Some smaller updates:
I discovered Kevin Wilson was reading I’m the Girl while I was reading a Kevin Wilson book and Veronica Roth gives me too much credit. If you’re subscribed to an author’s newsletter, it stands to reason you might also like books, so I want you to know Now is Not the Time to Panic comes out next Tuesday, and Poster Girl released last month. I love them and I think you will too! Now is Not the Time to Panic is such an inimitably clever, energetically written and wonderfully sincere story about past and future nostalgia, life and art. Poster Girl is an unsparing and sharp exploration of what redemption can look like in a world that does not want to forgive you and is beautifully bold in its hard-earned tenderness.
You can buy my new book, I’m the Girl, here.
courtneysummers.ca
instagram.com/summerscourtney
*Yes, I buried the lede on this newsletter: my favorite track on Midnights is—and the subheading was a hint—You’re on Your Own, Kid. That said: fully operating on Vigilante Shit 24/7.
I feel like Vigilante Sh!t is the emotional successor to No Body, No Crime.
Oh I'm so excited for you and what your writing!
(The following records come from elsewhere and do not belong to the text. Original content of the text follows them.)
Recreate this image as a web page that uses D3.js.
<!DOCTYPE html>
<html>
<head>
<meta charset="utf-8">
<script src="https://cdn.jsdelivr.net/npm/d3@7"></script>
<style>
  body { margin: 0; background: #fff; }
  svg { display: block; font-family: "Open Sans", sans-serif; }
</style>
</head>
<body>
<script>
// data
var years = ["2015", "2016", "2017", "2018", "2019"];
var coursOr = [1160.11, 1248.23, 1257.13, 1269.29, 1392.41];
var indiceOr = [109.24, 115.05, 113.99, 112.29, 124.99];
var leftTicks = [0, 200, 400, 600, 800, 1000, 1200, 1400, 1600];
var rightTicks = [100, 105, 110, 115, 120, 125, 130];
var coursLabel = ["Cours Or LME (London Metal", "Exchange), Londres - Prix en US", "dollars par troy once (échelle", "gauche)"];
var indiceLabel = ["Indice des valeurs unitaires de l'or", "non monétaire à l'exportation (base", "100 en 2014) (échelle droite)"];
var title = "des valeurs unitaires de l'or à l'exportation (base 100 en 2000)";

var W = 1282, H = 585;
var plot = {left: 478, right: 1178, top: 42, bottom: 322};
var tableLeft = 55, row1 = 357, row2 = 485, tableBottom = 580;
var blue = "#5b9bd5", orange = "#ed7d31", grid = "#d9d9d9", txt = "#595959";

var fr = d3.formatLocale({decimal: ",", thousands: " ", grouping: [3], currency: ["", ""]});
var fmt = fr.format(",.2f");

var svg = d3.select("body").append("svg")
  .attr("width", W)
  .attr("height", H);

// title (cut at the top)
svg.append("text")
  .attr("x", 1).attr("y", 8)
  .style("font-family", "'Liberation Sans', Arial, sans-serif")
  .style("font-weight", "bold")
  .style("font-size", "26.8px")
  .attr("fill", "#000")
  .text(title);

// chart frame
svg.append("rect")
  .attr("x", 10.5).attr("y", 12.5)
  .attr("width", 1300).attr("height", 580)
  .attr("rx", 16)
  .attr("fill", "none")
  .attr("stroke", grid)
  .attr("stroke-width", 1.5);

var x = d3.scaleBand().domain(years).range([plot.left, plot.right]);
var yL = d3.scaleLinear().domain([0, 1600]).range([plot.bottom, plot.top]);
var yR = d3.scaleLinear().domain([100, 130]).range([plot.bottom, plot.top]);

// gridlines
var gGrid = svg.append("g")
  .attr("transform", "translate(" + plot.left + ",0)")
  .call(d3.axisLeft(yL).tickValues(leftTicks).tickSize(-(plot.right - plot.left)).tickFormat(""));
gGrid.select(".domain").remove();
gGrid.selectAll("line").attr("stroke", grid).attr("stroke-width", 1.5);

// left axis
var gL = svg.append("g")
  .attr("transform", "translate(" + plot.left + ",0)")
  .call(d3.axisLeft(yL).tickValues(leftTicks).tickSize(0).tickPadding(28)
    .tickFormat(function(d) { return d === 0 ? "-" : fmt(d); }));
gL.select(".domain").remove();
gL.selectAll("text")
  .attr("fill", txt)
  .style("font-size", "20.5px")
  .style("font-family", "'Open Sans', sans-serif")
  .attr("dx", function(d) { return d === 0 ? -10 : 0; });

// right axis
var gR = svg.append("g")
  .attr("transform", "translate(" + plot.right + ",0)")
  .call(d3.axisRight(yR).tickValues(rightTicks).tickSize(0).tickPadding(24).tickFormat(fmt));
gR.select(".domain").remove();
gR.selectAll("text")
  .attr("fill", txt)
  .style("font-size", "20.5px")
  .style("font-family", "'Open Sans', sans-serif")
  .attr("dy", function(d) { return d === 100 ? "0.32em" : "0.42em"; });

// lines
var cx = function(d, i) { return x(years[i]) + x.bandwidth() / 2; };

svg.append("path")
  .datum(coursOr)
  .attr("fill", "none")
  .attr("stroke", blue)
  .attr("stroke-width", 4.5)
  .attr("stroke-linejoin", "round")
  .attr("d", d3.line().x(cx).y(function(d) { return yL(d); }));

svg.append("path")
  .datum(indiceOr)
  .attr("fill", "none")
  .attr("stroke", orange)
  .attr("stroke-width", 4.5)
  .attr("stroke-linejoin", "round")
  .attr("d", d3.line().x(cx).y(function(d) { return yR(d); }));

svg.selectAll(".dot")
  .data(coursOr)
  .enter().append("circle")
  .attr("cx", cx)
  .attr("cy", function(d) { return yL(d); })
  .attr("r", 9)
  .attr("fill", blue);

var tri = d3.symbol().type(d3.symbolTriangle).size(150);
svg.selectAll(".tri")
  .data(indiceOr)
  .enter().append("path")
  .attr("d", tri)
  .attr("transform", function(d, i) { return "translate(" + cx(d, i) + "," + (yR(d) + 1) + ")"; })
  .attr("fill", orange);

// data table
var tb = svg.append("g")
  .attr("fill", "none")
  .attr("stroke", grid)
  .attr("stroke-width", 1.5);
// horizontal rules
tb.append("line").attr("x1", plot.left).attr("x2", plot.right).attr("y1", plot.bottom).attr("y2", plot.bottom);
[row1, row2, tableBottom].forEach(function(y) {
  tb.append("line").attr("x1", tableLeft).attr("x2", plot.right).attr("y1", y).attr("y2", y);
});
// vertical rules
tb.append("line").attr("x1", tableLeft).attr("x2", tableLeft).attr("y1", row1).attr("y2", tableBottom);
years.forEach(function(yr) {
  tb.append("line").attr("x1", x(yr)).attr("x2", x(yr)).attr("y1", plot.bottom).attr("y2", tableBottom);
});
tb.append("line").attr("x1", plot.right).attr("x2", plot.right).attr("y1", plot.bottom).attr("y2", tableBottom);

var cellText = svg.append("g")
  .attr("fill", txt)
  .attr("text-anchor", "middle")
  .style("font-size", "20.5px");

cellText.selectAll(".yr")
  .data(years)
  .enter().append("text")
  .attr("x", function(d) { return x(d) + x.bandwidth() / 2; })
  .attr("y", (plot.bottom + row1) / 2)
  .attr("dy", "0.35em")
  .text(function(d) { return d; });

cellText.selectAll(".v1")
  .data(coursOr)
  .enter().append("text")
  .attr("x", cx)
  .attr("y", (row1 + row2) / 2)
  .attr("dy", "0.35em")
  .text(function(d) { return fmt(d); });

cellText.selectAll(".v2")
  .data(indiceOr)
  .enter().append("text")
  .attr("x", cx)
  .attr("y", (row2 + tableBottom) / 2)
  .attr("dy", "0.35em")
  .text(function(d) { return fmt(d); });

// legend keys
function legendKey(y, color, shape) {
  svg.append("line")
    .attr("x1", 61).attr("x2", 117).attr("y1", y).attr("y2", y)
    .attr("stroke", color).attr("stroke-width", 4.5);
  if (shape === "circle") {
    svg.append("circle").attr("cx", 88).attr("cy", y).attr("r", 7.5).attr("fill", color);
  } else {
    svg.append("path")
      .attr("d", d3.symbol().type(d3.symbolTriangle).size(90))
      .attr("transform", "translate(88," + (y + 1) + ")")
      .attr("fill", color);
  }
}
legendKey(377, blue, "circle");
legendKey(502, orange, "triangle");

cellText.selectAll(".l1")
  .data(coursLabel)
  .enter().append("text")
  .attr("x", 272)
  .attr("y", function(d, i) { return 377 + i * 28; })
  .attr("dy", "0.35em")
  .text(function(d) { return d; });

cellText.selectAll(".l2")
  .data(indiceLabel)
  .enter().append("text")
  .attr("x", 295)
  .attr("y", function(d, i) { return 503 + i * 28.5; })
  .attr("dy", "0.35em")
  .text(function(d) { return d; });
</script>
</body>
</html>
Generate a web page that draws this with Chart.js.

And how it's making you feel. 🥰
"Stories we tell ourselves to stay alive" sounds like the name for a short story collection 😁.
And also, when I heard that everyone (online) was telling Taylor she needed to change her antihero video after she dared share an interpretation of her intrusive thoughts as she saw/heard them, I thought of you and everything you've said about the world and women.